A staple at football matches, family barbecues and political demonstrations, Argentina’s popular sausage sandwich, the choripán, has changed little in 170 years. Until now. The simple concept of a grilled pork chorizo – sliced in half, slapped in a roll and slathered in spicy chimichurri sauce – is going through a gourmet makeover.
Chori, Buenos Aires’ first establishment to deal exclusively in artisanal sausages, has given the classic chori de cancha (soccer sausage) a twist, using new flavours such as red hot (rocoto chilli, tomato, ginger) and veggie (aubergine, spinach, goat’s cheese, honey); regional lamb has a Middle Eastern flavour, topped with yoghurt, red onion, cucumber and mint instead of chimichurri. And with guest chefs such as Gonzalo Alderete Pagés from Perón Perón popping up every fortnight, Chori’s menu is fluid.
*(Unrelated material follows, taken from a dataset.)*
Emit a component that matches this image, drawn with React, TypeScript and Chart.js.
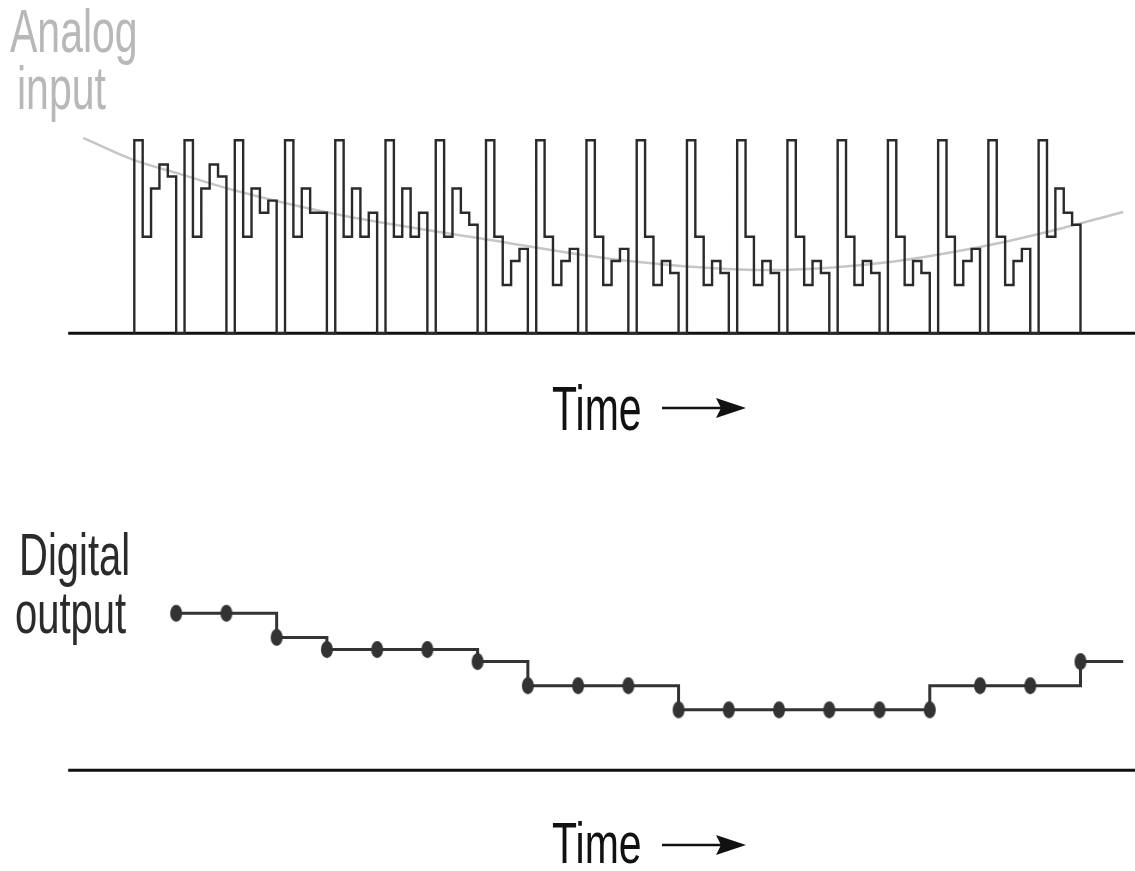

Although purists might consider these newfangled creations to be sacrilegious, Chori, in Palermo Soho, sells 250 sandwiches a day, with punters keen to sample a different banger for their buck.
While the yellow facade and neon sausage lighting attracts hungry hipsters, chef Pedro Peña says this Argentine sandwich is popular with everyone: pensioners, families and couples all drop by for a fix.
Chori isn’t the only place giving the choripán a makeover. Meat specialist Los Infernales also produces gourmet sausage sandwiches, including one made from ñandú (rhea), while last month the team behind Nerca meat feasts hosted Buenos Aires Chori, the first dedicated choripán festival.